Monday, October 6, 2014

Second time around

In a couple of weeks I will run my second race ever. It’s hard to believe it’s been half a year since my very first one and amazingly I’m still running. This training experience has been a lot different than my first. It’s been much more solitary, which is one reason why I’m just now sharing it. I don’t say solitary to be self-pitying. In a way, it’s actually been freeing not to have to keep pace with someone. I’ve been able to focus 100% on running my own race, the metaphor of my life these days. In my usual fashion, I’ve spent time in reflection and then compiled this list of a few lessons learned this second time around.

There’s power in doing things in secret
My first experience with running was so completely new to me that I often sought feedback from others. I reported every miniscule insight to my veteran running friends. I wrote about fitness or running nearly every other post. That was fine for then because I was new. But this time around has afforded me some much needed perspective. There is absolutely no reason to broadcast every little thing I do. I’m just not that important and no one is that interested. Period. Besides, there’s something to be said about working toward a goal in secret. When you consistently hit the trail and put in the work without thinking about the cute selfie you want to take at the end of the workout, you build your character. It’s not about anyone else. The goal is about you. A basic life principal is this: whatever is done in secret will eventually be revealed. Don’t waste time boasting when you’re in the process. It undermines your effort.

You must learn to encourage yourself
My first time out I had more consistent support. I had a personal trainer who did many of my runs with me. This time, I might run with a friend every once and a while, but it’s mainly been me. Interestingly enough, no matter how good I’m feeling when I start my run, I almost immediately start talking myself out of going as far as I intended. If I planned to do four laps around the lake, I want to let myself off easy and just do two. The thoughts of quitting occur right away and come in such a rapid fire manner that I lose count how many times I hear, “Just stop. You don’t have to go all the way. You’ve gone far enough.” It’s obviously much easier to push through them when you have a running buddy. But sometimes in life, you don’t always have someone else there to push you through. You must learn to encourage yourself just the way a coach or trainer might encourage you. You have to tell yourself, “Don’t quit. Come on, you got this. Keep breathing. You’re doing great. Almost there. Finish strong.” When those persevering thoughts finally drown out the quitting thoughts, then I get a second wind and run even faster than before.

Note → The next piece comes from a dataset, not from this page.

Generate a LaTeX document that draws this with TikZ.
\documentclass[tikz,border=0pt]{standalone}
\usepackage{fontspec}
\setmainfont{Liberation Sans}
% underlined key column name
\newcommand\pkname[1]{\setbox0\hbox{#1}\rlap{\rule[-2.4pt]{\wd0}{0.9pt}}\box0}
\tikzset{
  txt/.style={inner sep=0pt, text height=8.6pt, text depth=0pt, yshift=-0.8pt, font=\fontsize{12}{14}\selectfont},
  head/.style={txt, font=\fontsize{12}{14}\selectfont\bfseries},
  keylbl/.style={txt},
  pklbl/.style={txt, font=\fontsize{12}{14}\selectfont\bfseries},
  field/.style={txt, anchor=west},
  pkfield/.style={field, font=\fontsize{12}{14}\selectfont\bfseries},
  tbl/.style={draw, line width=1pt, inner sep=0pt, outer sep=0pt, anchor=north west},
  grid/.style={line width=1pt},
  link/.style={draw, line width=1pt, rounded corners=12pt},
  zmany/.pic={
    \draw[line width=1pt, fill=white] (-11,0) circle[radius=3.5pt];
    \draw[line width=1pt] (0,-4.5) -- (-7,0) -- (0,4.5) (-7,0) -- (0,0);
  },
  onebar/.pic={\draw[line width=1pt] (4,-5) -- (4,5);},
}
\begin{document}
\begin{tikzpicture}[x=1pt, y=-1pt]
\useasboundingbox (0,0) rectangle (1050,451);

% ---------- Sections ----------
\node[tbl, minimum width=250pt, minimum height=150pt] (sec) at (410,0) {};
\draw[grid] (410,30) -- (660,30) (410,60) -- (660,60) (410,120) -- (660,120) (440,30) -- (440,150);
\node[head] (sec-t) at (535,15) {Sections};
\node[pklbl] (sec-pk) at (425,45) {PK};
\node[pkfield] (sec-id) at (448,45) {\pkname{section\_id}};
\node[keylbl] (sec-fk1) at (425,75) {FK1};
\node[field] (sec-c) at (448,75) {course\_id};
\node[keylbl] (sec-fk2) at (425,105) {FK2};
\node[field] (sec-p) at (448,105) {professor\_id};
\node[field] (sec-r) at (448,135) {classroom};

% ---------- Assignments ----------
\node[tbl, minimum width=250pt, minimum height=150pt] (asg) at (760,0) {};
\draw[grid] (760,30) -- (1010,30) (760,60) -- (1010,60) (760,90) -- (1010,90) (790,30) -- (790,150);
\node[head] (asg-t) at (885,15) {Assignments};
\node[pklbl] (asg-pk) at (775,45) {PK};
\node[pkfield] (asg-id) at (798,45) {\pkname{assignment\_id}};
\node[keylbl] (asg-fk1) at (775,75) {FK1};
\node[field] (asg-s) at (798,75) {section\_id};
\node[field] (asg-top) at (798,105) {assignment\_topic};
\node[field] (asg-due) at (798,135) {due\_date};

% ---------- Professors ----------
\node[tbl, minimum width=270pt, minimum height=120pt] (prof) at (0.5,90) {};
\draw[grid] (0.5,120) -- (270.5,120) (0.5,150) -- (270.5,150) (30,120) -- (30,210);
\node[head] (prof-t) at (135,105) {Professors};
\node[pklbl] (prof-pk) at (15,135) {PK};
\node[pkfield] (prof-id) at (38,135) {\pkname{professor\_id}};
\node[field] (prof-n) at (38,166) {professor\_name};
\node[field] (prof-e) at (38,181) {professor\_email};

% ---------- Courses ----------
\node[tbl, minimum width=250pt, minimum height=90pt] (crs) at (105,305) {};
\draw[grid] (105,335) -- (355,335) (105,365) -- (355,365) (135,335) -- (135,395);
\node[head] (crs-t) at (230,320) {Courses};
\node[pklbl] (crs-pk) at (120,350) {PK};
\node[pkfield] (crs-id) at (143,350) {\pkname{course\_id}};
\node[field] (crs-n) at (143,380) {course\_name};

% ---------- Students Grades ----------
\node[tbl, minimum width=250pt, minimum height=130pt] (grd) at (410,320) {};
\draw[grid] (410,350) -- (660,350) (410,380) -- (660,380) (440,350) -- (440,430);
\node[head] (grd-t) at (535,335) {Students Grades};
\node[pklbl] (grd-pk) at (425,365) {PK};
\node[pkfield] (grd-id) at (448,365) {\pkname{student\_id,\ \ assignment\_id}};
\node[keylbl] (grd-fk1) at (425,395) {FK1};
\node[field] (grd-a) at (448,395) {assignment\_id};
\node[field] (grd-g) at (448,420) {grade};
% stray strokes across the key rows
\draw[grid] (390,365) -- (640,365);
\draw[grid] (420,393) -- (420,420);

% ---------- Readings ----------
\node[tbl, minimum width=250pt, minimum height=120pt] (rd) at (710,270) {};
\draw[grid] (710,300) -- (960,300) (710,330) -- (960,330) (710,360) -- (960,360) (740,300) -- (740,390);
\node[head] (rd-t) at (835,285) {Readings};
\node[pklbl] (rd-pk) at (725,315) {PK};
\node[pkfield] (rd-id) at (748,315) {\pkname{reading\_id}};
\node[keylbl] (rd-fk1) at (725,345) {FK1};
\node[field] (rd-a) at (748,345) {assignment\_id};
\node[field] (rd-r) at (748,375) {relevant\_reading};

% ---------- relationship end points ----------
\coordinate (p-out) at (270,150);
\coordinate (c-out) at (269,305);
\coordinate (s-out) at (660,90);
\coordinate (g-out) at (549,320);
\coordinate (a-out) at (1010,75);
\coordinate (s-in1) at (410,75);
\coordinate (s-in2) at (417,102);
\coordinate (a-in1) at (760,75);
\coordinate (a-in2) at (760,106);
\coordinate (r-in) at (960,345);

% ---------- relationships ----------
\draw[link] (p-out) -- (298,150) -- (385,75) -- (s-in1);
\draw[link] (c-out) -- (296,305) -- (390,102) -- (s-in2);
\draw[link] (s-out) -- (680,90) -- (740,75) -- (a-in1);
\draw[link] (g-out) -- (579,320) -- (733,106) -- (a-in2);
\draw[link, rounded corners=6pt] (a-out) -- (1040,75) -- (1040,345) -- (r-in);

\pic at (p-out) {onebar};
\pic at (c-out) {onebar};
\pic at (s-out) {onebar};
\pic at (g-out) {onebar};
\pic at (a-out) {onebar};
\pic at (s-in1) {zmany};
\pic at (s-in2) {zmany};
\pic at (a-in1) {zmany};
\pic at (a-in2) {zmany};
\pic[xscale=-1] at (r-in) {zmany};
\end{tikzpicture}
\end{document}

Maintain motivation between the monumental moments
Let’s face it. Every runner feels like a rock star on race day. It’s exhilarating. You get your bib. You chit chat with other runners. You feel the anticipation as people wait at the starting line. You feel energized when strangers call you by name (they’re just reading your bib, mind you, but still) and cheer you on. You usually get your fill of food and beer or wine at the end. And of course, you get a medal of completion and bragging rights for the rest of the day. All of that combined almost makes you forget the $50, $60, $70 or more that you paid for the experience. Nevertheless, race day produces a high and it keeps folks coming back. That’s all fine and well, but what happens between races? Can you lace up and consistently hit the trail when no one is cheering you on, when the weather conditions aren’t perfect, when your time is slower than your record because your body just isn’t feeling it? Can you be diligent, faithful, and committed when it’s boring? The test of character isn’t in how you meet the monumental challenges of a moment but how you conduct yourself between moments. Anyone can perform on command. It’s the pattern of conduct, the habits of person’s lifestyle that reveals who you really are.

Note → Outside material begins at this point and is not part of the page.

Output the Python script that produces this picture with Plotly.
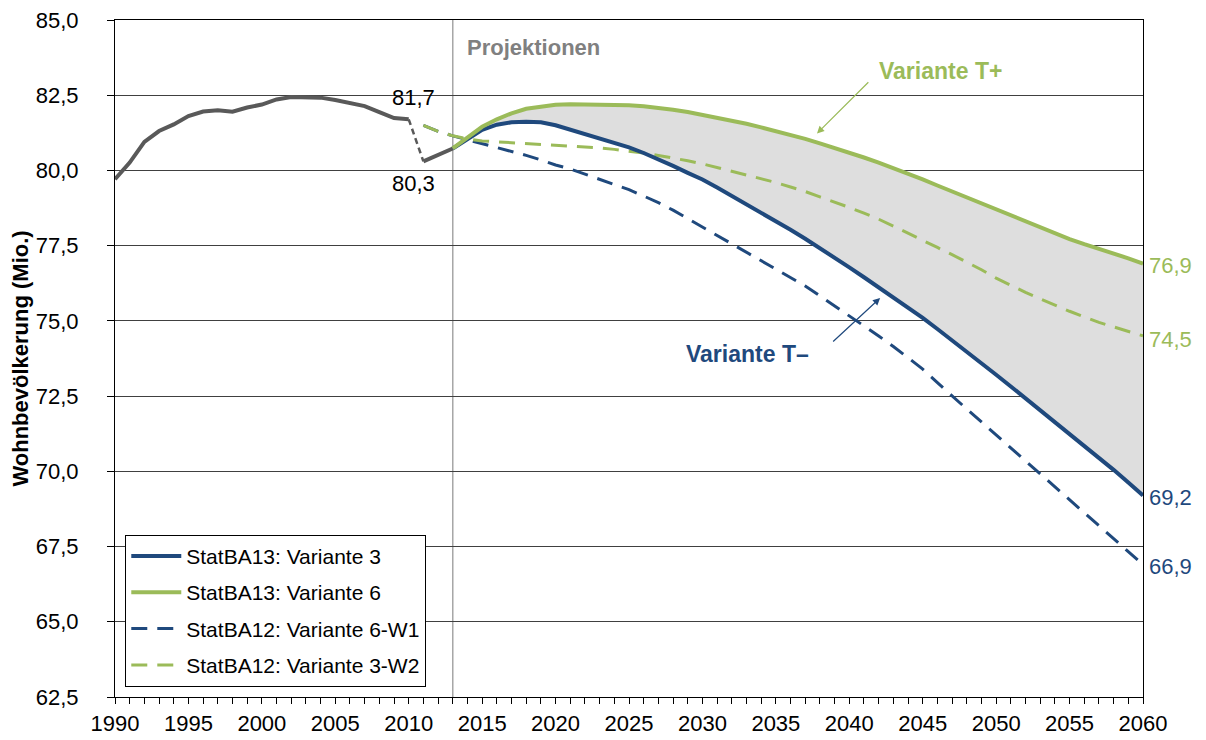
import plotly.graph_objects as go

# ---------------- data ----------------
hist_years = list(range(1990, 2011))
hist_vals = [79.71, 80.26, 80.95, 81.31, 81.53, 81.81, 81.96, 82.0, 81.95, 82.09, 82.19,
             82.36, 82.44, 82.44, 82.42, 82.34, 82.23, 82.14, 81.94, 81.74, 81.7]
census_years = [2010, 2011]
census_vals = [81.7, 80.3]
post_years = [2011, 2012, 2013]
post_vals = [80.3, 80.51, 80.73]

proj_years = list(range(2013, 2061))
v6 = [80.73, 81.1, 81.45, 81.7, 81.9, 82.05, 82.13, 82.18, 82.2, 82.2, 82.2, 82.19, 82.17,
      82.13, 82.08, 82.02, 81.94, 81.85, 81.76, 81.66, 81.55, 81.43, 81.31, 81.18, 81.05,
      80.9, 80.75, 80.6, 80.43, 80.26, 80.08, 79.9, 79.7, 79.5, 79.3, 79.1, 78.9, 78.7,
      78.5, 78.3, 78.1, 77.9, 77.72, 77.55, 77.4, 77.25, 77.08, 76.9]
v3 = [80.73, 81.05, 81.35, 81.52, 81.6, 81.62, 81.6, 81.5, 81.35, 81.2, 81.07, 80.92, 80.77,
      80.58, 80.38, 80.15, 79.92, 79.7, 79.43, 79.15, 78.9, 78.62, 78.33, 78.03, 77.73,
      77.42, 77.1, 76.78, 76.45, 76.12, 75.78, 75.44, 75.1, 74.73, 74.36, 73.98, 73.6,
      73.21, 72.82, 72.43, 72.04, 71.65, 71.25, 70.85, 70.45, 70.05, 69.63, 69.2]

old_years = list(range(2011, 2061))
v3w2 = [81.5, 81.3, 81.15, 81.05, 80.98, 80.95, 80.92, 80.89, 80.86, 80.84, 80.82, 80.79,
        80.75, 80.7, 80.65, 80.58, 80.5, 80.42, 80.32, 80.22, 80.1, 79.98, 79.86, 79.73,
        79.6, 79.45, 79.3, 79.12, 78.95, 78.77, 78.58, 78.38, 78.15, 77.92, 77.68, 77.44,
        77.2, 76.95, 76.7, 76.42, 76.18, 75.95, 75.73, 75.52, 75.32, 75.13, 74.95, 74.8,
        74.65, 74.5]
v6w1 = [81.5, 81.3, 81.15, 81.02, 80.9, 80.78, 80.64, 80.5, 80.35, 80.18, 80.05, 79.88,
        79.72, 79.55, 79.36, 79.15, 78.93, 78.68, 78.4, 78.12, 77.84, 77.56, 77.28, 77.0,
        76.72, 76.44, 76.16, 75.83, 75.5, 75.16, 74.82, 74.5, 74.15, 73.78, 73.4, 72.95,
        72.5, 72.07, 71.64, 71.21, 70.78, 70.35, 69.92, 69.49, 69.06, 68.63, 68.2, 67.77,
        67.33, 66.9]

names = ["StatBA13: Variante 3", "StatBA13: Variante 6",
         "StatBA12: Variante 6-W1", "StatBA12: Variante 3-W2"]
y_ticks = [62.5, 65.0, 67.5, 70.0, 72.5, 75.0, 77.5, 80.0, 82.5, 85.0]
x_ticks = list(range(1990, 2061, 5))

# ---------------- styles ----------------
BLUE = "#1F497D"
GREEN = "#9BBB59"
GRAY = "#595959"
FILL = "#DEDEDE"
FONT = "Liberation Sans, Arial, sans-serif"
DASH = "16px,10px"

fig = go.Figure()

# gray band between the two StatBA13 variants
fig.add_trace(go.Scatter(x=proj_years, y=v3, mode="lines", line=dict(width=0),
                         showlegend=False, hoverinfo="skip"))
fig.add_trace(go.Scatter(x=proj_years, y=v6, mode="lines", line=dict(width=0),
                         fill="tonexty", fillcolor=FILL, showlegend=False, hoverinfo="skip"))

# dashed old projections (blue below green)
fig.add_trace(go.Scatter(x=old_years, y=v6w1, mode="lines", name=names[2], legendrank=3,
                         legendgroup="c", line=dict(color=BLUE, width=3, dash=DASH)))
fig.add_trace(go.Scatter(x=old_years, y=v3w2, mode="lines", name=names[3], legendrank=4,
                         legendgroup="d", line=dict(color=GREEN, width=3, dash=DASH)))

# history
fig.add_trace(go.Scatter(x=hist_years, y=hist_vals, mode="lines", showlegend=False,
                         line=dict(color=GRAY, width=4)))
fig.add_trace(go.Scatter(x=census_years, y=census_vals, mode="lines", showlegend=False,
                         line=dict(color=GRAY, width=2.5, dash="6px,4px")))
fig.add_trace(go.Scatter(x=post_years, y=post_vals, mode="lines", showlegend=False,
                         line=dict(color=GRAY, width=4)))

# solid new projections
fig.add_trace(go.Scatter(x=proj_years, y=v3, mode="lines", name=names[0], legendrank=1,
                         legendgroup="a", line=dict(color=BLUE, width=4)))
fig.add_trace(go.Scatter(x=proj_years, y=v6, mode="lines", name=names[1], legendrank=2,
                         legendgroup="b", line=dict(color=GREEN, width=4)))

# vertical line at start of projections
fig.add_shape(type="line", x0=2013, x1=2013, xref="x", y0=0, y1=1, yref="paper",
              line=dict(color="#A6A6A6", width=1.5), layer="below")

ann = []
def txt(x, y, t, color, size=22, bold=False, xanchor="center", xshift=0, yshift=0):
    ann.append(dict(x=x, y=y, xref="x", yref="y", text=f"<b>{t}</b>" if bold else t,
                    showarrow=False, xanchor=xanchor, yanchor="middle", xshift=xshift,
                    yshift=yshift, font=dict(family=FONT, size=size, color=color)))

txt(2010.3, 82.42, "81,7", "#000000")
txt(2010.3, 79.57, "80,3", "#000000")
txt(2013, 84.1, "Projektionen", "#808080", size=22, bold=True, xanchor="left", xshift=12)
txt(2046.2, 83.31, "Variante T+", GREEN, size=23, bold=True)
txt(2033.1, 73.91, "Variante T–", BLUE, size=23, bold=True)
txt(2060, v6[-1], "76,9", GREEN, xanchor="left", xshift=4, yshift=-2)
txt(2060, v3w2[-1], "74,5", GREEN, xanchor="left", xshift=4, yshift=-4)
txt(2060, v3[-1], "69,2", BLUE, xanchor="left", xshift=4, yshift=-2)
txt(2060, v6w1[-1], "66,9", BLUE, xanchor="left", xshift=4, yshift=-2)

# arrows
ann.append(dict(x=2037.8, y=81.23, ax=2041.4, ay=82.98, xref="x", yref="y",
                axref="x", ayref="y", text="", showarrow=True, arrowhead=2,
                arrowsize=1.2, arrowwidth=1.2, arrowcolor=GREEN))
ann.append(dict(x=2042.1, y=75.76, ax=2038.8, ay=74.27, xref="x", yref="y",
                axref="x", ayref="y", text="", showarrow=True, arrowhead=2,
                arrowsize=1.2, arrowwidth=1.2, arrowcolor=BLUE))

fig.update_layout(
    width=1206, height=740,
    margin=dict(l=107, r=71, t=12, b=51, autoexpand=False),
    paper_bgcolor="white", plot_bgcolor="white",
    separators=",.",
    font=dict(family=FONT, size=22, color="#000000"),
    annotations=ann,
    legend=dict(x=0.01, y=0.015, xanchor="left", yanchor="bottom",
                bordercolor="#000000", borderwidth=1, bgcolor="white",
                font=dict(family=FONT, size=21, color="#000000"),
                traceorder="grouped", tracegroupgap=6, itemwidth=50),
    showlegend=True,
)
fig.update_xaxes(range=[1990, 2060], tickvals=x_ticks, ticks="outside", ticklen=6,
                 tickcolor="#000000", showgrid=False, showline=True, linecolor="#000000",
                 linewidth=1.2, mirror=True, zeroline=False, automargin=False,
                 tickfont=dict(size=22),
                 minor=dict(dtick=1, ticks="outside", ticklen=6, tickcolor="#000000",
                            showgrid=False))
fig.update_yaxes(range=[62.5, 85.0], tickvals=y_ticks, tickformat=".1f", ticks="outside",
                 ticklen=7, tickcolor="#000000", showgrid=True, gridcolor="#404040",
                 gridwidth=1, showline=True, linecolor="#000000", linewidth=1.2,
                 mirror=True, zeroline=False, automargin=False, tickfont=dict(size=22),
                 ticklabelposition="outside", ticklabelstandoff=24,
                 ticklabeloverflow="allow",
                 title=dict(text="<b>Wohnbevölkerung (Mio.)</b>", font=dict(size=22),
                            standoff=0))

fig.write_html("out.html")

Those are just some of my thoughts from training this time around. I imagine each training period will hold new revelations and each race will be different from the previous. I kind of like that. Each training period has its own story and its own theme. The theme for this time around is that if I ever have to go at something alone, I can do it. It’s not necessarily my preference and it’s not always necessary for each season of life. But if ever it’s called for me to run my race solo, I can do it because I have what it takes to endure.